M. le colonel Picquart. — Non, on ne me l'a jamais dit.

Me Labori. — M. le colonel Picquart pourrait-il nous dire à quoi il attribue les nombreuses et complexes machinations dont il a fait le récit à MM. les jurés et dont il a été la victime ?

M. le colonel Picquart. — Je pourrai répondre d’une façon plus précise quand l’instruction de M. Bertulus sera terminée. Dès à présent, je crois que ces machinations ont eu pour but d’empêcher d’établir la culpabilité d’Esterhazy.

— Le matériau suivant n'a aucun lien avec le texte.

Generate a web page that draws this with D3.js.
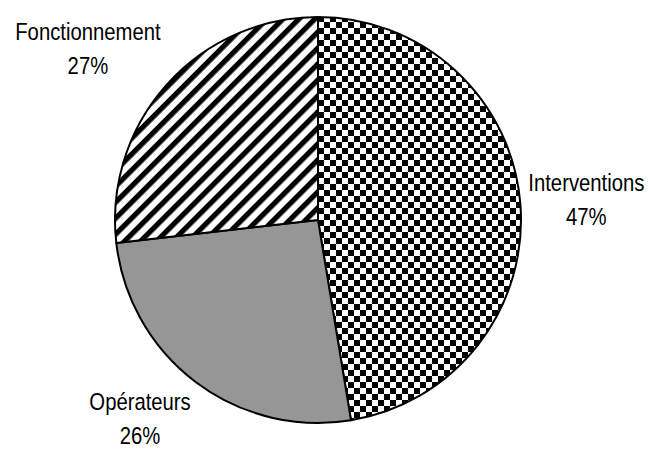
<!DOCTYPE html>
<html>
<head>
<meta charset="utf-8">
<script src="https://cdn.jsdelivr.net/npm/d3@7"></script>
<style>
  body { margin: 0; background: #fff; }
  text { font-family: "Liberation Sans", Arial, sans-serif; fill: #000; }
</style>
</head>
<body>
<div id="chart"></div>
<script>
var w = 652,
    h = 449;

// data
var categories = ["Interventions", "Opérateurs", "Fonctionnement"];
var values = [47.4, 25.8, 26.8];
var fills = ["url(#checker)", "#969696", "url(#stripes)"];

var cx = 318, cy = 220, r = 203;

var svg = d3.select("#chart").append("svg")
    .attr("width", w)
    .attr("height", h);

var defs = svg.append("defs");

var checker = defs.append("pattern")
    .attr("id", "checker")
    .attr("patternUnits", "userSpaceOnUse")
    .attr("width", 12)
    .attr("height", 12);
checker.append("rect").attr("width", 12).attr("height", 12).attr("fill", "#fff");
checker.append("rect").attr("width", 6).attr("height", 6).attr("fill", "#000");
checker.append("rect").attr("x", 6).attr("y", 6).attr("width", 6).attr("height", 6).attr("fill", "#000");

var stripes = defs.append("pattern")
    .attr("id", "stripes")
    .attr("patternUnits", "userSpaceOnUse")
    .attr("width", 11.3)
    .attr("height", 11.3)
    .attr("patternTransform", "rotate(45)");
stripes.append("rect").attr("width", 11.3).attr("height", 11.3).attr("fill", "#fff");
stripes.append("rect").attr("width", 5.2).attr("height", 11.3).attr("fill", "#000");

var pie = d3.pie()
    .sort(null)
    .value(function (d) { return d; });

var arc = d3.arc()
    .innerRadius(0)
    .outerRadius(r);

var arcs = pie(values);

var g = svg.append("g")
    .attr("transform", "translate(" + cx + "," + cy + ")");

g.selectAll("path")
    .data(arcs)
    .enter()
    .append("path")
    .attr("d", arc)
    .attr("fill", function (d, i) { return fills[i]; })
    .attr("stroke", "#000")
    .attr("stroke-width", 2)
    .attr("stroke-linejoin", "round");

// labels, placed next to the slice edge like excel does
var fontSize = 24, capH = 17.5, lineGap = 34, gap = 8, vpad = 6, descent = 5;

arcs.forEach(function (d, i) {
    var a = (d.startAngle + d.endAngle) / 2;
    var s = Math.sin(a), c = Math.cos(a);
    var px = (r + gap) * s, py = -(r + gap) * c;

    var lbl = g.append("g");
    var t1 = lbl.append("text")
        .attr("text-anchor", "middle")
        .style("font-size", fontSize + "px")
        .text(categories[i]);
    var t2 = lbl.append("text")
        .attr("text-anchor", "middle")
        .style("font-size", fontSize + "px")
        .text(Math.round(values[i]) + "%");

    var sx = 0.845;
    var bw = Math.max(t1.node().getComputedTextLength(), t2.node().getComputedTextLength()) * sx;
    var bh = lineGap + capH;

    var left = s >= 0 ? px : px - bw;
    var t = Math.max(0, Math.min(1, 0.5 + 0.75 * c));
    var top = py - bh * t - vpad * (2 * t - 1);
    // keep the label inside the picture
    top = Math.min(top, h - cy - bh - descent);

    var mx = left + bw / 2;
    t1.attr("transform", "translate(" + mx + "," + (top + capH) + ") scale(" + sx + ",1)");
    t2.attr("transform", "translate(" + mx + "," + (top + bh) + ") scale(" + sx + ",1)");
});
</script>
</body>
</html>
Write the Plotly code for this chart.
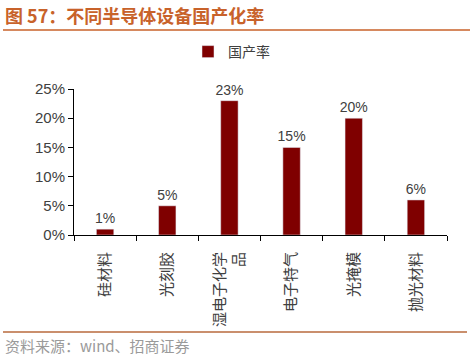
import plotly.graph_objects as go

categories = ["硅材料", "光刻胶", "湿电子化学<br>品", "电子特气", "光掩模", "抛光材料"]
values = [0.01, 0.05, 0.23, 0.15, 0.20, 0.06]
labels = ["1%", "5%", "23%", "15%", "20%", "6%"]
series_name = "国产率"
y_ticks = [0, 0.05, 0.10, 0.15, 0.20, 0.25]
y_tick_text = ["0%", "5%", "10%", "15%", "20%", "25%"]

W, H = 473, 355
L, R, T, B = 74, 447, 89, 235

def px(p):
    return (p - L) / (R - L)

def py(p):
    return (B - p) / (B - T)

fig = go.Figure()
fig.add_trace(go.Bar(
    x=categories, y=values, name=series_name,
    marker_color="#7F0000", width=0.28,
    text=labels, textposition="outside", constraintext="none",
    textfont=dict(size=14, color="#404040", family="Liberation Sans, Arial"),
    cliponaxis=False,
))

title_color = "#C8622A"
fig.update_layout(
    width=W, height=H,
    margin=dict(l=L, r=W - R, t=T, b=H - B, autoexpand=False),
    paper_bgcolor="white", plot_bgcolor="white",
    showlegend=True,
    legend=dict(x=px(188), y=py(36), xanchor="left", yanchor="top",
                orientation="h", font=dict(size=14, color="#404040",
                family="Noto Sans CJK SC"),
                bgcolor="rgba(0,0,0,0)"),
    font=dict(family="Liberation Sans, Noto Sans CJK SC"),
    xaxis=dict(type="category", showline=True, linecolor="#000000", linewidth=1,
               ticks="outside", tickson="boundaries", ticklen=5, tickcolor="#000000",
               tickangle=-90, ticklabelstandoff=10,
               tickfont=dict(size=15, color="#404040", family="Noto Sans CJK SC"),
               showgrid=False, automargin=False),
    yaxis=dict(range=[0, 0.25], tickvals=y_ticks, ticktext=y_tick_text,
               showline=True, linecolor="#000000", linewidth=1,
               ticks="outside", ticklen=5, tickcolor="#000000",
               tickfont=dict(size=15, color="#404040", family="Liberation Sans, Arial"),
               showgrid=False, zeroline=False, automargin=False),
    bargap=0.5,
)

fig.add_annotation(x=px(3), y=py(15), xref="paper", yref="paper",
                   text="<b>图 57：不同半导体设备国产化率</b>", showarrow=False,
                   xanchor="left", yanchor="middle",
                   font=dict(size=18, color=title_color, family="Noto Sans CJK SC"))
fig.add_shape(type="line", xref="paper", yref="paper",
              x0=px(3), x1=px(470), y0=py(30), y1=py(30),
              line=dict(color=title_color, width=1.5))
fig.add_shape(type="line", xref="paper", yref="paper",
              x0=px(3), x1=px(467), y0=py(332), y1=py(332),
              line=dict(color="#B86A3C", width=1.5))
fig.add_annotation(x=px(3), y=py(345), xref="paper", yref="paper",
                   text="资料来源：wind、招商证券", showarrow=False,
                   xanchor="left", yanchor="middle",
                   font=dict(size=15, color="#9A9A9A", family="Noto Sans CJK SC"))

fig.write_html("out.html", config={"displayModeBar": False},
               post_script="document.body.style.margin='0';document.body.style.overflow='hidden';")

Me Labori. — Ainsi, la réponse de M. le colonel Picquart est celle-ci, c’est que ces machinations ont eu pour but démettre un obstacle à la démonstration de la culpabilité de M. le commandant Esterhazy.

Est-ce qu’il estime, en conséquence, que la main de M. le commandant Esterhazy, d’une manière ou d’une autre, directement ou indirectement, est intervenue dans les machinations dont il a parlé ?

M. le colonel Picquart. — Oui.

M. le Président. — Vous le pensez simplement.

M. le colonel Picquart. — Je le pense.

Me Labori. — Estime-t -il que ces machinations émanent de M. le commandant Esterhazy tout seul ou qu’il a eu des complices ?

M. le colonel Picquart. — J’estime qu’il a eu des complices.